**Requirements**
Set down each entry exactly as given; pictures should not appear in the copy.
-=-=-
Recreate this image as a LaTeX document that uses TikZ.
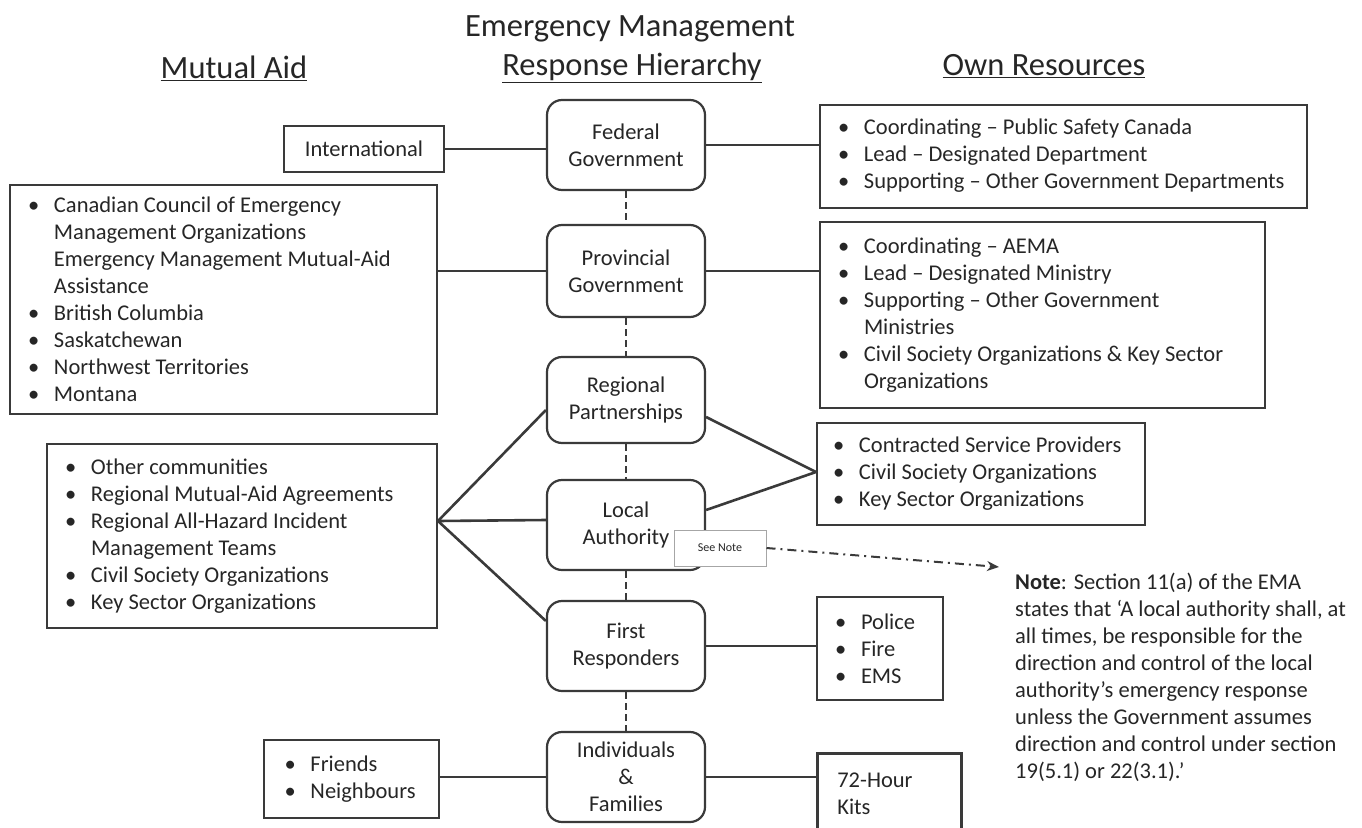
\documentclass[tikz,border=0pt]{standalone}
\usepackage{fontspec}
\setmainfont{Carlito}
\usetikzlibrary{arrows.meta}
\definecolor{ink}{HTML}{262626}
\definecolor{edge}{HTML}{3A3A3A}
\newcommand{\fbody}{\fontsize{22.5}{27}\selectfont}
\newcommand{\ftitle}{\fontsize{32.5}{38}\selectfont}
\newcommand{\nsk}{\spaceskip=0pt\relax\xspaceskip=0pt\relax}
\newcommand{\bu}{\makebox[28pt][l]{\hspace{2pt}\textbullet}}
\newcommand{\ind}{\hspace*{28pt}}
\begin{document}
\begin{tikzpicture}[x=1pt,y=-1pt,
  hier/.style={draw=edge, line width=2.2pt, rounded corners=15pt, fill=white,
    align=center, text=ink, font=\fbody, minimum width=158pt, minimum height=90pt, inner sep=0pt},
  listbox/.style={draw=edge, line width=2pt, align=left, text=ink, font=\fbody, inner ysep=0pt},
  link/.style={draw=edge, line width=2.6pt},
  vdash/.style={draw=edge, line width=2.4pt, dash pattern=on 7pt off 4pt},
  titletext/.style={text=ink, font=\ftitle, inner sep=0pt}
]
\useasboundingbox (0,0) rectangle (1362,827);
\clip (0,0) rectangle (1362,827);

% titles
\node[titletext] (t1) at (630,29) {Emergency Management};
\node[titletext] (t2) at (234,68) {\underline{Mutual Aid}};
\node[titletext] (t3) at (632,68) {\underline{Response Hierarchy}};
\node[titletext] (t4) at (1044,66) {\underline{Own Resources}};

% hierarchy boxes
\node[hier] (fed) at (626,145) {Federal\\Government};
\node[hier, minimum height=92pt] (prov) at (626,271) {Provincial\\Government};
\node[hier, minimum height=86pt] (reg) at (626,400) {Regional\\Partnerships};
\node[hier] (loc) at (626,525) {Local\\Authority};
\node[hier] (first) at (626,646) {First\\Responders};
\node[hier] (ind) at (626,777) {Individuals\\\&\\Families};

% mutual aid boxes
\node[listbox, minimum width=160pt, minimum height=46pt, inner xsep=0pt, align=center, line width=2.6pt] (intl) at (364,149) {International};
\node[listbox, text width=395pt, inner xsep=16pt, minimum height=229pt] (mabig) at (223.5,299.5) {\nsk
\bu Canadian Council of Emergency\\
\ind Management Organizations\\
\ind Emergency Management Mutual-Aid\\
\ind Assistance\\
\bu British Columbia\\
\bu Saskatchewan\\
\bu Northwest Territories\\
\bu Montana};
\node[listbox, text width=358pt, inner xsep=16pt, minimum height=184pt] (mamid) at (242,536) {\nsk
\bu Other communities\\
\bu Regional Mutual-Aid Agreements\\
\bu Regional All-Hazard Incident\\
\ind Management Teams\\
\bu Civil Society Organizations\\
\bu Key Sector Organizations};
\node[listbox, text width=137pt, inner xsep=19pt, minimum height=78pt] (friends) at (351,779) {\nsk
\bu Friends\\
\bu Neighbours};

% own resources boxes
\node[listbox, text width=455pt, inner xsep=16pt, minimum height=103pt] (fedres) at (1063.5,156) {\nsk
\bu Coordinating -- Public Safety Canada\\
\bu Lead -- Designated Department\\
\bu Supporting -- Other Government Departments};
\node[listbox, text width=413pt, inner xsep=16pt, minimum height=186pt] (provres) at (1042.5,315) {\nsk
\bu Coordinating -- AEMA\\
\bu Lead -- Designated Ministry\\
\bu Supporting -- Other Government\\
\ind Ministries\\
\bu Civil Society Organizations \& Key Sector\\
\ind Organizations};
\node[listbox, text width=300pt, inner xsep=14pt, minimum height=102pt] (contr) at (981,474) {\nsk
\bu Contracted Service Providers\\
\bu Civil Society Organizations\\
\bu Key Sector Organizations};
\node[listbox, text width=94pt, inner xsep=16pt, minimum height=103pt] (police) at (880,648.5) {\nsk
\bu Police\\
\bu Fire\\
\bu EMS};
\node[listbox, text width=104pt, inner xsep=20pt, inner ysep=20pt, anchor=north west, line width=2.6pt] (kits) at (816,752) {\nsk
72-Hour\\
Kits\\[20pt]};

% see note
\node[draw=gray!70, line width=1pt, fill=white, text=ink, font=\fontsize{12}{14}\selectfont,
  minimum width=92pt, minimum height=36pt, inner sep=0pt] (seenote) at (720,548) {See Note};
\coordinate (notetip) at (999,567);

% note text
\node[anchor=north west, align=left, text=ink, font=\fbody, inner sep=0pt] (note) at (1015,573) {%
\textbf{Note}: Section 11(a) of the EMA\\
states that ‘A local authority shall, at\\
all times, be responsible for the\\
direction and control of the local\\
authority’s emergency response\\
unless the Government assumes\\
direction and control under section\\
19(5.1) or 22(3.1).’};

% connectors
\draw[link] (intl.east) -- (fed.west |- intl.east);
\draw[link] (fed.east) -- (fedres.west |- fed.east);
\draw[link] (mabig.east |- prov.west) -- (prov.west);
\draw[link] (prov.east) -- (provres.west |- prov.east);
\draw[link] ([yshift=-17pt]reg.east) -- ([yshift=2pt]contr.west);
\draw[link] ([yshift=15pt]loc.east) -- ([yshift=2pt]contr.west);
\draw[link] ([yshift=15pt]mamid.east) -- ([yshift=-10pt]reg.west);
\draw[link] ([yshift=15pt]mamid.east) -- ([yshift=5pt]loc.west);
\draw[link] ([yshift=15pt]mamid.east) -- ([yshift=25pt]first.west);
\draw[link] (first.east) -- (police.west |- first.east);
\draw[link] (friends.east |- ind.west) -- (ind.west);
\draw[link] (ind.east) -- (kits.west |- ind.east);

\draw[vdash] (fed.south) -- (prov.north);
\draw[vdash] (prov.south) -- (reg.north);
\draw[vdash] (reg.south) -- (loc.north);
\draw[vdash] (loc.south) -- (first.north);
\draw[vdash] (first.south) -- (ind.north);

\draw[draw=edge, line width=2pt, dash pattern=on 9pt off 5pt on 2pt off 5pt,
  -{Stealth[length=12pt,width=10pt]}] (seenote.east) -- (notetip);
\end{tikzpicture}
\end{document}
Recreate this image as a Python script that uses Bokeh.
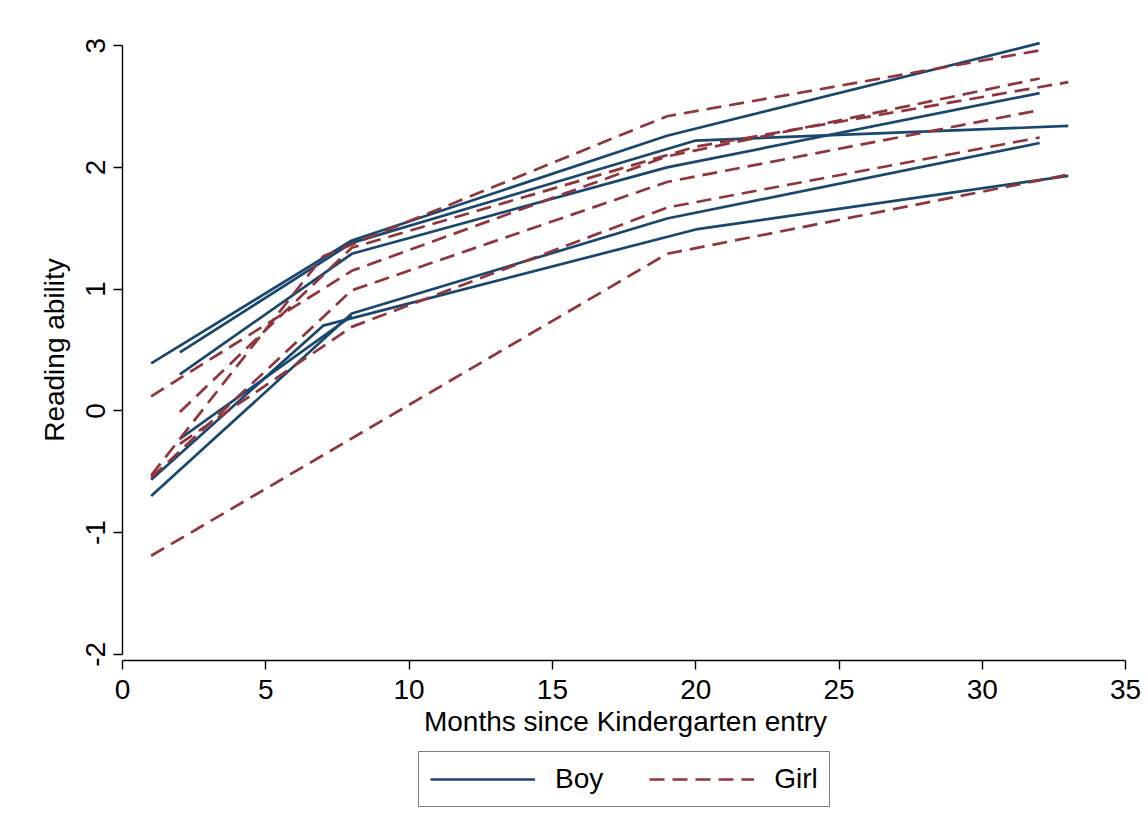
-=-=-
**Response to the task**
Recreate this image as a LaTeX document that uses TikZ.
\documentclass[tikz,border=0pt]{standalone}
\usepackage{fontspec}
\setmainfont{Carlito}
\usetikzlibrary{arrows.meta}
\definecolor{ink}{HTML}{262626}
\definecolor{edge}{HTML}{3A3A3A}
\newcommand{\fbody}{\fontsize{22.5}{27}\selectfont}
\newcommand{\ftitle}{\fontsize{32.5}{38}\selectfont}
\newcommand{\nsk}{\spaceskip=0pt\relax\xspaceskip=0pt\relax}
\newcommand{\bu}{\makebox[28pt][l]{\hspace{2pt}\textbullet}}
\newcommand{\ind}{\hspace*{28pt}}
\begin{document}
\begin{tikzpicture}[x=1pt,y=-1pt,
  hier/.style={draw=edge, line width=2.2pt, rounded corners=15pt, fill=white,
    align=center, text=ink, font=\fbody, minimum width=158pt, minimum height=90pt, inner sep=0pt},
  listbox/.style={draw=edge, line width=2pt, align=left, text=ink, font=\fbody, inner ysep=0pt},
  link/.style={draw=edge, line width=2.6pt},
  vdash/.style={draw=edge, line width=2.4pt, dash pattern=on 7pt off 4pt},
  titletext/.style={text=ink, font=\ftitle, inner sep=0pt}
]
\useasboundingbox (0,0) rectangle (1362,827);
\clip (0,0) rectangle (1362,827);

% titles
\node[titletext] (t1) at (630,29) {Emergency Management};
\node[titletext] (t2) at (234,68) {\underline{Mutual Aid}};
\node[titletext] (t3) at (632,68) {\underline{Response Hierarchy}};
\node[titletext] (t4) at (1044,66) {\underline{Own Resources}};

% hierarchy boxes
\node[hier] (fed) at (626,145) {Federal\\Government};
\node[hier, minimum height=92pt] (prov) at (626,271) {Provincial\\Government};
\node[hier, minimum height=86pt] (reg) at (626,400) {Regional\\Partnerships};
\node[hier] (loc) at (626,525) {Local\\Authority};
\node[hier] (first) at (626,646) {First\\Responders};
\node[hier] (ind) at (626,777) {Individuals\\\&\\Families};

% mutual aid boxes
\node[listbox, minimum width=160pt, minimum height=46pt, inner xsep=0pt, align=center, line width=2.6pt] (intl) at (364,149) {International};
\node[listbox, text width=395pt, inner xsep=16pt, minimum height=229pt] (mabig) at (223.5,299.5) {\nsk
\bu Canadian Council of Emergency\\
\ind Management Organizations\\
\ind Emergency Management Mutual-Aid\\
\ind Assistance\\
\bu British Columbia\\
\bu Saskatchewan\\
\bu Northwest Territories\\
\bu Montana};
\node[listbox, text width=358pt, inner xsep=16pt, minimum height=184pt] (mamid) at (242,536) {\nsk
\bu Other communities\\
\bu Regional Mutual-Aid Agreements\\
\bu Regional All-Hazard Incident\\
\ind Management Teams\\
\bu Civil Society Organizations\\
\bu Key Sector Organizations};
\node[listbox, text width=137pt, inner xsep=19pt, minimum height=78pt] (friends) at (351,779) {\nsk
\bu Friends\\
\bu Neighbours};

% own resources boxes
\node[listbox, text width=455pt, inner xsep=16pt, minimum height=103pt] (fedres) at (1063.5,156) {\nsk
\bu Coordinating -- Public Safety Canada\\
\bu Lead -- Designated Department\\
\bu Supporting -- Other Government Departments};
\node[listbox, text width=413pt, inner xsep=16pt, minimum height=186pt] (provres) at (1042.5,315) {\nsk
\bu Coordinating -- AEMA\\
\bu Lead -- Designated Ministry\\
\bu Supporting -- Other Government\\
\ind Ministries\\
\bu Civil Society Organizations \& Key Sector\\
\ind Organizations};
\node[listbox, text width=300pt, inner xsep=14pt, minimum height=102pt] (contr) at (981,474) {\nsk
\bu Contracted Service Providers\\
\bu Civil Society Organizations\\
\bu Key Sector Organizations};
\node[listbox, text width=94pt, inner xsep=16pt, minimum height=103pt] (police) at (880,648.5) {\nsk
\bu Police\\
\bu Fire\\
\bu EMS};
\node[listbox, text width=104pt, inner xsep=20pt, inner ysep=20pt, anchor=north west, line width=2.6pt] (kits) at (816,752) {\nsk
72-Hour\\
Kits\\[20pt]};

% see note
\node[draw=gray!70, line width=1pt, fill=white, text=ink, font=\fontsize{12}{14}\selectfont,
  minimum width=92pt, minimum height=36pt, inner sep=0pt] (seenote) at (720,548) {See Note};
\coordinate (notetip) at (999,567);

% note text
\node[anchor=north west, align=left, text=ink, font=\fbody, inner sep=0pt] (note) at (1015,573) {%
\textbf{Note}: Section 11(a) of the EMA\\
states that ‘A local authority shall, at\\
all times, be responsible for the\\
direction and control of the local\\
authority’s emergency response\\
unless the Government assumes\\
direction and control under section\\
19(5.1) or 22(3.1).’};

% connectors
\draw[link] (intl.east) -- (fed.west |- intl.east);
\draw[link] (fed.east) -- (fedres.west |- fed.east);
\draw[link] (mabig.east |- prov.west) -- (prov.west);
\draw[link] (prov.east) -- (provres.west |- prov.east);
\draw[link] ([yshift=-17pt]reg.east) -- ([yshift=2pt]contr.west);
\draw[link] ([yshift=15pt]loc.east) -- ([yshift=2pt]contr.west);
\draw[link] ([yshift=15pt]mamid.east) -- ([yshift=-10pt]reg.west);
\draw[link] ([yshift=15pt]mamid.east) -- ([yshift=5pt]loc.west);
\draw[link] ([yshift=15pt]mamid.east) -- ([yshift=25pt]first.west);
\draw[link] (first.east) -- (police.west |- first.east);
\draw[link] (friends.east |- ind.west) -- (ind.west);
\draw[link] (ind.east) -- (kits.west |- ind.east);

\draw[vdash] (fed.south) -- (prov.north);
\draw[vdash] (prov.south) -- (reg.north);
\draw[vdash] (reg.south) -- (loc.north);
\draw[vdash] (loc.south) -- (first.north);
\draw[vdash] (first.south) -- (ind.north);

\draw[draw=edge, line width=2pt, dash pattern=on 9pt off 5pt on 2pt off 5pt,
  -{Stealth[length=12pt,width=10pt]}] (seenote.east) -- (notetip);
\end{tikzpicture}
\end{document}
Recreate this image as a Python script that uses Bokeh.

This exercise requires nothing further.